For more than three decades Dr. Warfield studied systems and complexity. The product of his intense effort was the creation of Systems Science, described in "A Proposal for Systems Science" published in Systems Research and Behavioral Science in December 2003. 

His research concluded that systems science is a hierarchy of sub-sciences, all of which incorporate the "Fundamental Triangle of All Science."

This Triangle consists of the human being, thought about thought, and language. Because most authors involve the three vertices of this triangle intuitively in their work, they make a variety of unsubstantiated assumptions related to them.

When complexity is involved, these assumptions typically misdirect their work, which explains why, after a century of study, no systems science had been developed and tested until Warfield's version appeared.

A history of the evolution of "thought about thought" is found in Warfield's An Introduction to Systems Science.

 

Interpretive Structural Modeling: Evolution of the Syllogism

 

As described in Warfield’s Understanding Complexity: Thought and Behavior, little was done to improve on Aristotle's three-proposition theory of the syllogism until Abelard’s work, about thirteen centuries later.

Warfield built on foundations laid by these earlier philosophers and more recent contributors to "thought about thought" including De Morgan, and especially Charles Sanders Peirce.

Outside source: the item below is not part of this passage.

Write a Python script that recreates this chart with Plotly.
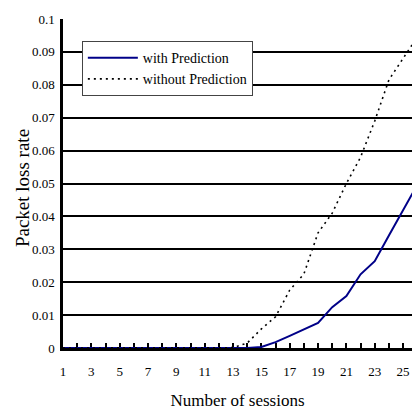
import plotly.graph_objects as go

sessions = list(range(1, 27))
with_prediction = [0, 0, 0, 0, 0, 0, 0, 0, 0, 0, 0, 0, 0, 0, 0.0003, 0.0018, 0.0037,
                   0.0057, 0.0076, 0.0124, 0.0158, 0.0224, 0.0264, 0.0342, 0.0419, 0.0496]
without_prediction = [0, 0, 0, 0, 0, 0, 0, 0, 0, 0, 0, 0, 0.0001, 0.0015, 0.0058, 0.0095,
                      0.0176, 0.0225, 0.0350, 0.0410, 0.0500, 0.0580, 0.0690, 0.0815, 0.0880, 0.0945]
x_tick_vals = list(range(1, 27))
x_tick_text = [str(v) if v % 2 == 1 else "" for v in x_tick_vals]
y_tick_vals = [0, 0.01, 0.02, 0.03, 0.04, 0.05, 0.06, 0.07, 0.08, 0.09, 0.1]
y_tick_text = ["0", "0.01", "0.02", "0.03", "0.04", "0.05", "0.06", "0.07", "0.08", "0.09", "0.1"]

FONT = "Liberation Serif, Times New Roman, serif"

fig = go.Figure()
fig.add_trace(go.Scatter(x=sessions, y=with_prediction, mode="lines", name="with Prediction",
                         legendgroup="a",
                         line=dict(color="#000088", width=2)))
fig.add_trace(go.Scatter(x=sessions, y=without_prediction, mode="lines", name="without Prediction",
                         legendgroup="b",
                         line=dict(color="#000000", width=1.6, dash="2px,4px")))

fig.update_layout(
    width=412, height=417,
    margin=dict(l=63, r=0, t=19, b=69, autoexpand=False),
    paper_bgcolor="white", plot_bgcolor="white",
    font=dict(family=FONT, color="black", size=12),
    showlegend=True,
    legend=dict(x=0.054, y=0.933, xanchor="left", yanchor="top",
                bgcolor="white", bordercolor="#444444", borderwidth=1,
                font=dict(family=FONT, size=14), itemwidth=50,
                tracegroupgap=0),
    xaxis=dict(range=[1, 25.63], tickmode="array", tickvals=x_tick_vals, ticktext=x_tick_text,
               ticks="inside", ticklen=5, tickwidth=1.5, tickcolor="black",
               showline=True, linecolor="black", linewidth=2.5, showgrid=False,
               zeroline=False, ticklabelstandoff=10, layer="below traces", automargin=False,
               tickfont=dict(family=FONT, size=13),
               title=dict(text="Number of sessions", font=dict(family=FONT, size=17), standoff=16)),
    yaxis=dict(range=[0, 0.1], tickmode="array", tickvals=y_tick_vals, ticktext=y_tick_text,
               ticks="", showline=True, linecolor="black", linewidth=2.5,
               showgrid=True, gridcolor="black", gridwidth=1.6, zeroline=False,
               layer="below traces", ticklabelstandoff=3, automargin=False,
               tickfont=dict(family=FONT, size=13)),
    annotations=[dict(text="Packet loss rate", xref="paper", yref="paper",
                      x=-0.1175, y=0.486, xanchor="center", yanchor="middle",
                      textangle=-90, showarrow=False,
                      font=dict(family=FONT, size=19, color="black"))],
)

fig.write_html("out.html", config={"displayModeBar": False},
               post_script="document.body.style.margin='0';document.body.style.overflow='hidden';")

Peirce, who has been called "America's Greatest Thinker," recognized that all investigations must begin with an "unshakable cognitive burden." The prescriptions of other philosophers as to how an investigation should begin are invalidated by the recognition of how it must begin.

In modern times Harary discovered a matrix form to link sets of syllogisms, and showed how to convert this to a digraph form. Working at Battelle Memorial Institute in the early 1970s, Warfield discovered algorithms for constructing such digraphs as part of a group process which he called "Interpretive Structural Modeling."

The underlying ISM algorithms were originally presented in a 1974 Battelle monograph and enhanced in Warfield’s Societal Systems: Planning, Policy and Complexity (1976). The mathematical portion of Societal Systems was republished separately in 2003 as The Mathematics of Structure.

These books will be available in new 2018 editions from Ajar Publishing.

Examples of models obtained by using ISM software are in several of Warfield's books and in other material in the Warfield Catalog. An appendix in Warfield’s Understanding Complexity shows many ISM examples.